I was reflecting on something recently that’s endemic to banks and technology providers: how do you provide great service to global clients? The issue is that most companies are split into three structures: product, process and customer.
- Product is the back office manufacturer.
- Process is the middle office focused on operational excellence.
- Customer is the relationship experience at the front-end.
I’ve blogged before that these are all being disrupted by technology from cloud and data analytics in the back office manufacturing, to APIs and real-time processing in the middle office, to apps and the whole structure of the user experience (UX) in the front office. Yet, those blogs were about technology structures, and I was actually thinking about organizational structures and people. In particular, I wondered how best to service a global client when you need product specialization, process excellence and customer relationship management (back, middle and front office).
What tends to happen in most banks and vendors is that they put into play an orchestrator at the front-end who’s responsible for the overall customer relationship.

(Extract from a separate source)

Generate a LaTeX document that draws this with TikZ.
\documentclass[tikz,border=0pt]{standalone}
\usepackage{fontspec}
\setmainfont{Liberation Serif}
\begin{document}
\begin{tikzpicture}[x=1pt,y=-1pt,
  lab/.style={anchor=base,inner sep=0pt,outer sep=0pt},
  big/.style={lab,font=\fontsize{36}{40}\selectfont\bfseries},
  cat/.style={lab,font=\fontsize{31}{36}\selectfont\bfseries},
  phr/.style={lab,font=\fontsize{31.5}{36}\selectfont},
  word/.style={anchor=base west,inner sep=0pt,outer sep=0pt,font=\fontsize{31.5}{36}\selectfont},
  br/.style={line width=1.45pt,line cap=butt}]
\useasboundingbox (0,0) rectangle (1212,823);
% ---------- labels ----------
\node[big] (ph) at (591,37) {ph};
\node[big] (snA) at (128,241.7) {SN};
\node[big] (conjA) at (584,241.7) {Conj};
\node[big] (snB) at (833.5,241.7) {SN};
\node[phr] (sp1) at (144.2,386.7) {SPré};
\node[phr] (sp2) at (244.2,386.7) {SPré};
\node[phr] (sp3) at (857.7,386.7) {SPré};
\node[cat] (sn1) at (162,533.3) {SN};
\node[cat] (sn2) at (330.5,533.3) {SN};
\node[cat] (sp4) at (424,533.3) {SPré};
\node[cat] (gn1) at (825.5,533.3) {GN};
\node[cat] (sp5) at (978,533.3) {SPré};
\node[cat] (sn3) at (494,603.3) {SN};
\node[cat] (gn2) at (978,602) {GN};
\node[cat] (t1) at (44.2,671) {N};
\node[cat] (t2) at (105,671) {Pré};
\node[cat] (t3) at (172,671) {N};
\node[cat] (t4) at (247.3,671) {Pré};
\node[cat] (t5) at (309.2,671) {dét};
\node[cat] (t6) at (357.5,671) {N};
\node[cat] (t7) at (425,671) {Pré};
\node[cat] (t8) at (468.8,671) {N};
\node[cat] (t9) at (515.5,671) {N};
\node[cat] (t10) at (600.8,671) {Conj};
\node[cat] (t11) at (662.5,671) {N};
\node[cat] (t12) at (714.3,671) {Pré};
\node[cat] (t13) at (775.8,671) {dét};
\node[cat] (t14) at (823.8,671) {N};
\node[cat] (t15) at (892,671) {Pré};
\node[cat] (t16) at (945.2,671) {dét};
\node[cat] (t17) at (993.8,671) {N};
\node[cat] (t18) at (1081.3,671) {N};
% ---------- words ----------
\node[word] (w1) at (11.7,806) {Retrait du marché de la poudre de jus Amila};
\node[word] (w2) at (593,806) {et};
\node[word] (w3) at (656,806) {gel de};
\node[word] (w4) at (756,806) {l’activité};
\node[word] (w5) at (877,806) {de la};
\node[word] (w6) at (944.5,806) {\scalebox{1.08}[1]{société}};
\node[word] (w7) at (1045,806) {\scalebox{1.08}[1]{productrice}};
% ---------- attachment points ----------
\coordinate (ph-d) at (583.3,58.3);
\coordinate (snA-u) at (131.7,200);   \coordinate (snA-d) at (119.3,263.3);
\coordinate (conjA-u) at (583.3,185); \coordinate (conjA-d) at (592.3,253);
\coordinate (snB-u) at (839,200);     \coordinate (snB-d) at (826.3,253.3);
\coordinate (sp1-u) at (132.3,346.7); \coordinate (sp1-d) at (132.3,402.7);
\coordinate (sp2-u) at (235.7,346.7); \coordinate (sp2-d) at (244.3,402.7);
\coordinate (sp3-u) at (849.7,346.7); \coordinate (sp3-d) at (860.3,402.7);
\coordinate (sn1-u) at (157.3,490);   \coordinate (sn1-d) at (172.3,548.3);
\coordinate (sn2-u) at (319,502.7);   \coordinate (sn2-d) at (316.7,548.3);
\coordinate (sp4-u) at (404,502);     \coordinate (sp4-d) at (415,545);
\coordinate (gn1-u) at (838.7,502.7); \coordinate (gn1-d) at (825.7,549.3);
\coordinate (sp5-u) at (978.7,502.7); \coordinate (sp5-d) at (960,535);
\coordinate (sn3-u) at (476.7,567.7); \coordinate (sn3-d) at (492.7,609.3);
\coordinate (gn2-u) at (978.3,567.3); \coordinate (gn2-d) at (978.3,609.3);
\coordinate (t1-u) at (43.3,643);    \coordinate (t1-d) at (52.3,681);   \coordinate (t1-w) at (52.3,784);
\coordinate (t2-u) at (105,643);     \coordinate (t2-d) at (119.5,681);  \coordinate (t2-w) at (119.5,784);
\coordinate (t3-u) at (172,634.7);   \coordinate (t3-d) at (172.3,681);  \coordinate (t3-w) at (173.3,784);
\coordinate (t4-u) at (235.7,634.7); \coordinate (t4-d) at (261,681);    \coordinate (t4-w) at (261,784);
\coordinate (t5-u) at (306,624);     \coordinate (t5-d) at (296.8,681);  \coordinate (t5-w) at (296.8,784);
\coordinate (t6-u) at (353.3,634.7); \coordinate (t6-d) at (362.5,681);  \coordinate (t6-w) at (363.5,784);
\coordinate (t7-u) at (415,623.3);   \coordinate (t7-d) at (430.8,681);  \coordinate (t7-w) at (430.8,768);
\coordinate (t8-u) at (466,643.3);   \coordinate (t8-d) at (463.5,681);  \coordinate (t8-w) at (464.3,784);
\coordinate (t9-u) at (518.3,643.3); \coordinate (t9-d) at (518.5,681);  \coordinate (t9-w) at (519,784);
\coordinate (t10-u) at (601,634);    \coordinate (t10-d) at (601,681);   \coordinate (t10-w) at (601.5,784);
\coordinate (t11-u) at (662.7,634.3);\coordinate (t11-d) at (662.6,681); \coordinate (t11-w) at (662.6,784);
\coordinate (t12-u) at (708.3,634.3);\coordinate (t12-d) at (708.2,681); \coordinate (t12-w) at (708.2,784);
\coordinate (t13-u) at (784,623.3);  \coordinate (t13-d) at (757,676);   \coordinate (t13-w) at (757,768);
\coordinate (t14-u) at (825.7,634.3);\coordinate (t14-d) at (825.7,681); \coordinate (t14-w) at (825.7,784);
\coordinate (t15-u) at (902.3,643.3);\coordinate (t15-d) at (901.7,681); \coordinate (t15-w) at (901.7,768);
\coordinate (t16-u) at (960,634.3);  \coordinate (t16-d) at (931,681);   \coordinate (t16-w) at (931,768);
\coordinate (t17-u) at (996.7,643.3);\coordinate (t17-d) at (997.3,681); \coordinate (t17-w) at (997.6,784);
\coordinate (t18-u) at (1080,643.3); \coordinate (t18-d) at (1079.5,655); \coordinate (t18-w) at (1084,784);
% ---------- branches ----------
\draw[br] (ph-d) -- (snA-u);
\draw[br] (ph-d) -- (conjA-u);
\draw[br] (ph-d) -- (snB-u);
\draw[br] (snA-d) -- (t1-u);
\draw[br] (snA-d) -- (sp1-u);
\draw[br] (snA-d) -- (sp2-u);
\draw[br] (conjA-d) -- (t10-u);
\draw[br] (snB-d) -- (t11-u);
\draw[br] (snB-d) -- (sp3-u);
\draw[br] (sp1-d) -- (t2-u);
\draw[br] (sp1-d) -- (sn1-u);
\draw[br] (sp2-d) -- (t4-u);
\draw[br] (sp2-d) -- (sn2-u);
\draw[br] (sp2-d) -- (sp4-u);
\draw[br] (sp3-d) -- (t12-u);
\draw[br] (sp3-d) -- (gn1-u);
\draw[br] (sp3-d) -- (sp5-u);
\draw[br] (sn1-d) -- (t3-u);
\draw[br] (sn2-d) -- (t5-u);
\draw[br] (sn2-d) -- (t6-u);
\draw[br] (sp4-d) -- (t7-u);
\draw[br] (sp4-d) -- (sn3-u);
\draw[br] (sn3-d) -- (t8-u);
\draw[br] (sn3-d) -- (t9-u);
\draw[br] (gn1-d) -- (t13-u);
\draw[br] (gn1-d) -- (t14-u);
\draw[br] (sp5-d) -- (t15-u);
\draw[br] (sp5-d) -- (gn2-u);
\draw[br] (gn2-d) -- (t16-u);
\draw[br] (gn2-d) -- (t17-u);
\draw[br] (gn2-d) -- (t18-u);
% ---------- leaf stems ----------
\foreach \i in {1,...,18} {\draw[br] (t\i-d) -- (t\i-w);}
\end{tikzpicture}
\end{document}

The orchestrator has to be intimate with all of their client’s needs and operations. Products are only relevant if the customer is interested in them, so they bring in product specialists only when needed. Meanwhile, operational people are purely in place to keep the lights on. This sounds like a simple approach used by many, but the problem arises about how you incentivize people in this model.
Typically, the front-end customer relationship person is incentivized by revenue optimization. In other words, they are a salesperson rather than a customer relationship person. This immediately causes issues, as the salesperson will focus on getting as many product people through the door as possible. The product people get pissed off with the customer relationship person, as they don’t get the same commission and incentive structures. Equally, issues arise because global customers often need contact in every country of operation, so how do you incentivize the customer relationship person in Baku to behave in a cohesive way with the global account manager in New York? If the product person or local customer person creates an opportunity, who gets the reward? How do you identify the correct person who created the opportunity?

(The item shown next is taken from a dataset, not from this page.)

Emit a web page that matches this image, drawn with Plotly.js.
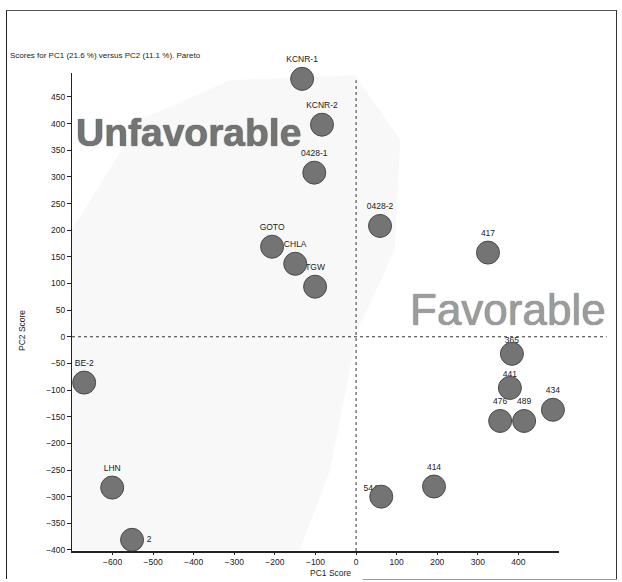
<!DOCTYPE html>
<html>
<head>
<meta charset="utf-8">
<script src="https://cdn.plot.ly/plotly-3.0.1.min.js"></script>
<style>
  html, body { margin: 0; padding: 0; background: #fff; }
  #wrap { position: relative; width: 622px; height: 582px; overflow: hidden; }
  #frame { position: absolute; left: 6px; top: 10px; width: 609px; height: 568px;
           border-left: 1.5px solid #222; border-top: 1px solid #555; border-right: 1.5px solid #333; }
  #frameBottom { position: absolute; left: 363px; top: 579px; width: 254px; height: 0;
                 border-top: 1.5px solid #999; }
  #chart { position: absolute; left: 0; top: 0; width: 622px; height: 582px; }
</style>
</head>
<body>
<div id="wrap">
  <div id="frame"></div>
  <div id="frameBottom"></div>
  <div id="chart"></div>
</div>
<script>
// PCA score plot: sample names with their PC1 / PC2 scores
const samples = ['KCNR-1', 'KCNR-2', '0428-1', '0428-2', 'GOTO', 'CHLA', 'TGW',
                 '417', '365', '441', '434', '476', '489', '414', '544',
                 'BE-2', 'LHN', '2'];
const pc1 = [-133, -84, -103, 59, -207, -150, -101,
             325, 384, 379, 485, 355, 414, 192, 62,
             -670, -601, -552];
const pc2 = [484, 398, 308, 208, 169, 137, 94,
             158, -32, -96, -137, -158, -158, -281, -300,
             -86, -283, -381];

// label placement relative to each point (an invisible marker sets the gap)
const labelPos = samples.map(s => s === '2' ? 'middle right' : (s === '544' ? 'top left' : 'top center'));
const labelGap = samples.map(s => s === '544' ? 4 : ((s === '365' || s === '441') ? 12 : 22));

const xTicks = [-600, -500, -400, -300, -200, -100, 0, 100, 200, 300, 400];
const yTicks = [-400, -350, -300, -250, -200, -150, -100, -50, 0,
                50, 100, 150, 200, 250, 300, 350, 400, 450];

const baseFont = 'Liberation Sans, Arial, sans-serif';
const tickFont = { family: baseFont, size: 8.5, color: '#222' };

const labels = {
  type: 'scatter', mode: 'markers+text', x: pc1, y: pc2, text: samples,
  textposition: labelPos, cliponaxis: false, hoverinfo: 'skip',
  marker: { size: labelGap, color: 'rgba(0,0,0,0)', line: { width: 0 } },
  textfont: { family: baseFont, size: 8.5, color: '#222' },
  showlegend: false
};

const points = {
  type: 'scatter', mode: 'markers', x: pc1, y: pc2, cliponaxis: false,
  marker: { size: 23, color: '#747474', line: { color: '#4a4a4a', width: 1 } },
  showlegend: false
};

// faint band behind the scores
const cloud = 'M 0 0.672 L 0.140 0.902 L 0.324 0.985 L 0.581 0.996 L 0.674 0.860 ' +
              'L 0.663 0.630 L 0.587 0.462 L 0.530 0.169 L 0.468 0.002 L 0 0.002 Z';

const layout = {
  width: 622, height: 582,
  margin: { l: 72, r: 63, t: 73, b: 31 },
  paper_bgcolor: 'rgba(0,0,0,0)', plot_bgcolor: 'rgba(0,0,0,0)',
  title: {
    text: 'Scores for PC1 (21.6 %) versus PC2 (11.1 %). Pareto',
    xref: 'container', yref: 'container', x: 0.016, xanchor: 'left',
    y: 0.905, yanchor: 'middle',
    font: { family: baseFont, size: 8, color: '#222' }
  },
  xaxis: {
    range: [-700, 500], tickvals: xTicks, ticks: 'outside', ticklen: 2,
    tickcolor: '#222', tickfont: tickFont, showgrid: false, zeroline: false,
    showline: true, linecolor: '#222', linewidth: 2, automargin: false
  },
  yaxis: {
    range: [-402, 495], tickvals: yTicks, ticks: 'outside', ticklen: 4,
    tickcolor: '#222', tickfont: tickFont, showgrid: false, zeroline: false,
    showline: true, linecolor: '#222', linewidth: 1, automargin: false
  },
  shapes: [
    { type: 'path', path: cloud, xref: 'paper', yref: 'paper', layer: 'below',
      fillcolor: 'rgba(0,0,0,0.028)', line: { width: 0 } },
    { type: 'line', xref: 'x', yref: 'paper', x0: 0, x1: 0, y0: 0, y1: 0.985,
      line: { color: '#333', width: 1, dash: 'dot' } },
    { type: 'line', xref: 'paper', yref: 'y', x0: 0, x1: 1.098, y0: 0, y1: 0,
      line: { color: '#333', width: 1, dash: 'dot' } }
  ],
  annotations: [
    { text: 'Unfavorable', xref: 'x', yref: 'y', x: -413, y: 383, showarrow: false,
      font: { family: baseFont, size: 39, weight: 700,
              color: '#747474', shadow: '0 0 1px #222' } },
    { text: 'Favorable', xref: 'x', yref: 'y', x: 374, y: 51, showarrow: false,
      font: { family: baseFont, size: 44,
              color: '#9c9c9c', shadow: '0 0 1px #555' } },
    { text: 'PC2 Score', xref: 'paper', yref: 'paper', x: -0.103, y: 0.462,
      textangle: -90, showarrow: false, xanchor: 'center', yanchor: 'middle',
      font: { family: baseFont, size: 8.5, color: '#222' } },
    { text: 'PC1 Score', xref: 'paper', yref: 'paper', x: 0.53, y: -0.046,
      showarrow: false, xanchor: 'center', yanchor: 'middle',
      font: { family: baseFont, size: 8.5, color: '#222' } }
  ]
};

Plotly.newPlot('chart', [labels, points], layout, { displayModeBar: false, staticPlot: true });
</script>
</body>
</html>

Good service and reward structure
These are fundamental questions that few have answered well. I’ve been close to many companies where their rewards and incentives structures work against each other; that the product person hates the customer relationship manager who doesn’t trust any of the local country representatives, and all work against each other and against the customer’s interests.
Hence, when we talk about trusted advisers and putting the customer’s needs first, it rarely happens. After all, the needs of the representative come first, and that’s based on the rewards structures. What gets measured gets done, and what gets measured and rewarded gets done first. This is why organizational structures and their reward mechanisms are so key, and we’ve seen many ways in which this has been done wrong (think PPI and mortgage sales). So, how do you do it right?
There is no simple or single answer, as the reward and organizational structures will vary by company and operation, but a general view is that the front-end customer relationship person should be focused on the client’s needs, hence are rewarded by customer satisfaction rather than sales. The product person is rewarded for sales, but can only sell if they work effectively with the customer relationship person, while the operational person is rewarded through Management By Objectives (MBOs) and has no sales focus.
I’m not sure if that’s right, so I would be interested in other views of what works and doesn’t. Please let me know.